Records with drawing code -
=-=-=-=-=

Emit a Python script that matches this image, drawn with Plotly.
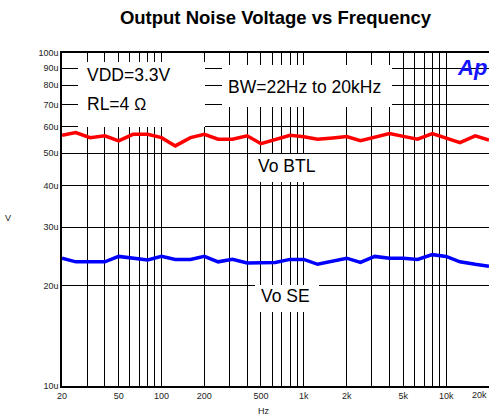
import plotly.graph_objects as go

# 1/3-octave analysis frequencies (Hz)
freq_hz = [20, 25, 31.5, 40, 50, 63, 80, 100, 125, 160, 200, 250, 315, 400, 500,
           630, 800, 1000, 1250, 1600, 2000, 2500, 3150, 4000, 5000, 6300, 8000,
           10000, 12500, 16000, 20000]

# Output noise voltage, microvolts
vo_btl_uv = [56.6, 57.7, 55.7, 56.4, 54.5, 57.0, 57.0, 55.7, 52.6, 55.7, 57.0,
             55.1, 55.1, 56.4, 53.4, 55.1, 56.6, 56.0, 55.1, 55.6, 56.1, 54.5,
             55.9, 57.3, 56.2, 55.1, 57.3, 55.6, 53.8, 56.4, 54.8]
vo_se_uv = [24.2, 23.6, 23.6, 23.6, 24.5, 24.2, 23.9, 24.5, 24.0, 24.0, 24.5,
            23.6, 24.0, 23.4, 23.4, 23.5, 24.0, 24.0, 23.2, 23.7, 24.2, 23.5,
            24.5, 24.2, 24.2, 24.0, 24.8, 24.5, 23.6, 23.2, 22.9]

# Axis ticks
x_grid = [20, 30, 40, 50, 60, 70, 80, 90, 100, 200, 300, 400, 500, 600, 700, 800,
          900, 1000, 2000, 3000, 4000, 5000, 6000, 7000, 8000, 9000, 10000, 20000]
x_labels = {20: "20", 50: "50", 100: "100", 200: "200", 500: "500", 1000: "1k",
            2000: "2k", 5000: "5k", 10000: "10k", 20000: "20k"}
y_ticks = [10, 20, 30, 40, 50, 60, 70, 80, 90, 100]
y_labels = ["10u", "20u", "30u", "40u", "50u", "60u", "70u", "80u", "90u", "100u"]

W, H = 489, 419
L, R, T, B = 62, 0, 53, 33
PW, PH = W - L - R, H - T - B


def px(x):
    return (x - L) / PW


def py(y):
    return (H - B - y) / PH


FONT = "Liberation Sans, Arial, sans-serif"

fig = go.Figure()
fig.add_trace(go.Scatter(x=freq_hz, y=vo_btl_uv, mode="lines",
                         line=dict(color="#ff0000", width=3.5), name="Vo BTL"))
fig.add_trace(go.Scatter(x=freq_hz, y=vo_se_uv, mode="lines",
                         line=dict(color="#0000ff", width=3.5), name="Vo SE"))

# the last frequency label is drawn separately so it stays inside the page
x_text = [x_labels.get(v, "") if v != x_grid[-1] else "" for v in x_grid]

fig.update_xaxes(type="log", range=[1.30103, 4.30103],
                 tickvals=x_grid, ticktext=x_text, ticks="",
                 showgrid=True, gridcolor="#000000", gridwidth=1,
                 showline=True, linecolor="#000000", linewidth=1.5, mirror=True,
                 tickfont=dict(family=FONT, size=9, color="#222222"),
                 zeroline=False)
fig.update_yaxes(type="log", range=[1, 2],
                 tickvals=y_ticks, ticktext=y_labels, ticks="",
                 showgrid=True, gridcolor="#000000", gridwidth=1,
                 showline=True, linecolor="#000000", linewidth=1.5,
                 tickfont=dict(family=FONT, size=9, color="#222222"),
                 ticklabelstandoff=0, zeroline=False)

# white label backgrounds over the grid (placed clear of both curves)
boxes = [(78, 62, 205, 127), (222, 65, 392, 107), (253, 154, 322, 182),
         (255, 285, 319, 312)]
for x0, y0, x1, y1 in boxes:
    fig.add_shape(type="rect", xref="paper", yref="paper",
                  x0=px(x0), x1=px(x1), y0=py(y1), y1=py(y0),
                  fillcolor="#ffffff", line=dict(width=0), layer="above")

txt = dict(family=FONT, size=17.5, color="#000000")
notes = [
    dict(text="VDD=3.3V", x=px(85), y=py(75), xanchor="left"),
    dict(text="RL=4 <span style='font-size:16px'>Ω</span>", x=px(85), y=py(104),
         xanchor="left"),
    dict(text="BW=22Hz to 20kHz", x=px(304), y=py(87), xanchor="center"),
    dict(text="Vo BTL", x=px(286.5), y=py(166), xanchor="center"),
    dict(text="Vo SE", x=px(285.5), y=py(296), xanchor="center"),
]
for n in notes:
    fig.add_annotation(xref="paper", yref="paper", yanchor="middle",
                       showarrow=False, font=txt, **n)

fig.add_annotation(xref="paper", yref="paper", x=px(472), y=py(67),
                   text="<b><i>Ap</i></b>", showarrow=False,
                   font=dict(family=FONT, size=22, color="#1414ff"),
                   xanchor="center", yanchor="middle")

small = dict(family=FONT, size=9, color="#222222")
fig.add_annotation(xref="paper", yref="paper", x=1.0, y=py(395),
                   text=x_labels[x_grid[-1]], showarrow=False, font=small,
                   xanchor="right", yanchor="middle")
fig.add_annotation(xref="paper", yref="paper", x=px(264), y=py(411),
                   text="Hz", showarrow=False, font=small,
                   xanchor="center", yanchor="middle")
fig.add_annotation(xref="paper", yref="paper", x=px(8), y=py(218),
                   text="V", showarrow=False, font=small,
                   xanchor="center", yanchor="middle")

fig.update_layout(
    width=W, height=H,
    margin=dict(l=L, r=R, t=T, b=B),
    paper_bgcolor="#ffffff", plot_bgcolor="#ffffff",
    showlegend=False,
    title=dict(text="<b>Output Noise Voltage vs Frequency</b>",
               x=0.5, xref="paper", xanchor="center",
               y=1 - 18 / H, yref="container", yanchor="middle",
               font=dict(family=FONT, size=18.5, color="#000000")),
)

fig.write_html("out.html")
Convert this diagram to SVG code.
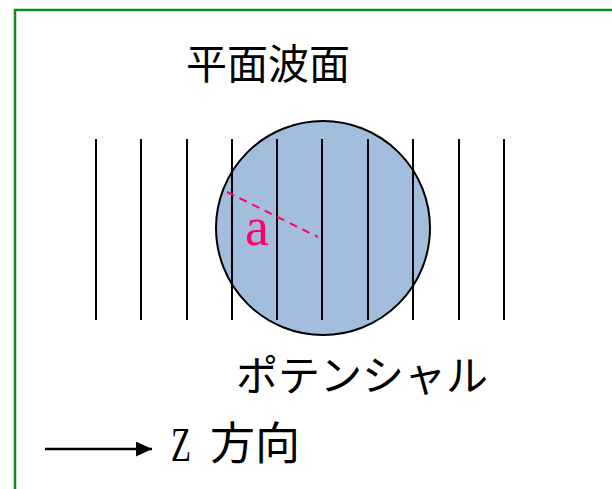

=-=-=-=-=

Goal of the exercise -
Extract the entries in full, exactly as they are, minus the pictures.

Exercise response -
Emit a Python script that matches this image, drawn with Plotly.
import plotly.graph_objects as go

# 1/3-octave analysis frequencies (Hz)
freq_hz = [20, 25, 31.5, 40, 50, 63, 80, 100, 125, 160, 200, 250, 315, 400, 500,
           630, 800, 1000, 1250, 1600, 2000, 2500, 3150, 4000, 5000, 6300, 8000,
           10000, 12500, 16000, 20000]

# Output noise voltage, microvolts
vo_btl_uv = [56.6, 57.7, 55.7, 56.4, 54.5, 57.0, 57.0, 55.7, 52.6, 55.7, 57.0,
             55.1, 55.1, 56.4, 53.4, 55.1, 56.6, 56.0, 55.1, 55.6, 56.1, 54.5,
             55.9, 57.3, 56.2, 55.1, 57.3, 55.6, 53.8, 56.4, 54.8]
vo_se_uv = [24.2, 23.6, 23.6, 23.6, 24.5, 24.2, 23.9, 24.5, 24.0, 24.0, 24.5,
            23.6, 24.0, 23.4, 23.4, 23.5, 24.0, 24.0, 23.2, 23.7, 24.2, 23.5,
            24.5, 24.2, 24.2, 24.0, 24.8, 24.5, 23.6, 23.2, 22.9]

# Axis ticks
x_grid = [20, 30, 40, 50, 60, 70, 80, 90, 100, 200, 300, 400, 500, 600, 700, 800,
          900, 1000, 2000, 3000, 4000, 5000, 6000, 7000, 8000, 9000, 10000, 20000]
x_labels = {20: "20", 50: "50", 100: "100", 200: "200", 500: "500", 1000: "1k",
            2000: "2k", 5000: "5k", 10000: "10k", 20000: "20k"}
y_ticks = [10, 20, 30, 40, 50, 60, 70, 80, 90, 100]
y_labels = ["10u", "20u", "30u", "40u", "50u", "60u", "70u", "80u", "90u", "100u"]

W, H = 489, 419
L, R, T, B = 62, 0, 53, 33
PW, PH = W - L - R, H - T - B


def px(x):
    return (x - L) / PW


def py(y):
    return (H - B - y) / PH


FONT = "Liberation Sans, Arial, sans-serif"

fig = go.Figure()
fig.add_trace(go.Scatter(x=freq_hz, y=vo_btl_uv, mode="lines",
                         line=dict(color="#ff0000", width=3.5), name="Vo BTL"))
fig.add_trace(go.Scatter(x=freq_hz, y=vo_se_uv, mode="lines",
                         line=dict(color="#0000ff", width=3.5), name="Vo SE"))

# the last frequency label is drawn separately so it stays inside the page
x_text = [x_labels.get(v, "") if v != x_grid[-1] else "" for v in x_grid]

fig.update_xaxes(type="log", range=[1.30103, 4.30103],
                 tickvals=x_grid, ticktext=x_text, ticks="",
                 showgrid=True, gridcolor="#000000", gridwidth=1,
                 showline=True, linecolor="#000000", linewidth=1.5, mirror=True,
                 tickfont=dict(family=FONT, size=9, color="#222222"),
                 zeroline=False)
fig.update_yaxes(type="log", range=[1, 2],
                 tickvals=y_ticks, ticktext=y_labels, ticks="",
                 showgrid=True, gridcolor="#000000", gridwidth=1,
                 showline=True, linecolor="#000000", linewidth=1.5,
                 tickfont=dict(family=FONT, size=9, color="#222222"),
                 ticklabelstandoff=0, zeroline=False)

# white label backgrounds over the grid (placed clear of both curves)
boxes = [(78, 62, 205, 127), (222, 65, 392, 107), (253, 154, 322, 182),
         (255, 285, 319, 312)]
for x0, y0, x1, y1 in boxes:
    fig.add_shape(type="rect", xref="paper", yref="paper",
                  x0=px(x0), x1=px(x1), y0=py(y1), y1=py(y0),
                  fillcolor="#ffffff", line=dict(width=0), layer="above")

txt = dict(family=FONT, size=17.5, color="#000000")
notes = [
    dict(text="VDD=3.3V", x=px(85), y=py(75), xanchor="left"),
    dict(text="RL=4 <span style='font-size:16px'>Ω</span>", x=px(85), y=py(104),
         xanchor="left"),
    dict(text="BW=22Hz to 20kHz", x=px(304), y=py(87), xanchor="center"),
    dict(text="Vo BTL", x=px(286.5), y=py(166), xanchor="center"),
    dict(text="Vo SE", x=px(285.5), y=py(296), xanchor="center"),
]
for n in notes:
    fig.add_annotation(xref="paper", yref="paper", yanchor="middle",
                       showarrow=False, font=txt, **n)

fig.add_annotation(xref="paper", yref="paper", x=px(472), y=py(67),
                   text="<b><i>Ap</i></b>", showarrow=False,
                   font=dict(family=FONT, size=22, color="#1414ff"),
                   xanchor="center", yanchor="middle")

small = dict(family=FONT, size=9, color="#222222")
fig.add_annotation(xref="paper", yref="paper", x=1.0, y=py(395),
                   text=x_labels[x_grid[-1]], showarrow=False, font=small,
                   xanchor="right", yanchor="middle")
fig.add_annotation(xref="paper", yref="paper", x=px(264), y=py(411),
                   text="Hz", showarrow=False, font=small,
                   xanchor="center", yanchor="middle")
fig.add_annotation(xref="paper", yref="paper", x=px(8), y=py(218),
                   text="V", showarrow=False, font=small,
                   xanchor="center", yanchor="middle")

fig.update_layout(
    width=W, height=H,
    margin=dict(l=L, r=R, t=T, b=B),
    paper_bgcolor="#ffffff", plot_bgcolor="#ffffff",
    showlegend=False,
    title=dict(text="<b>Output Noise Voltage vs Frequency</b>",
               x=0.5, xref="paper", xanchor="center",
               y=1 - 18 / H, yref="container", yanchor="middle",
               font=dict(family=FONT, size=18.5, color="#000000")),
)

fig.write_html("out.html")
Convert this diagram to SVG code.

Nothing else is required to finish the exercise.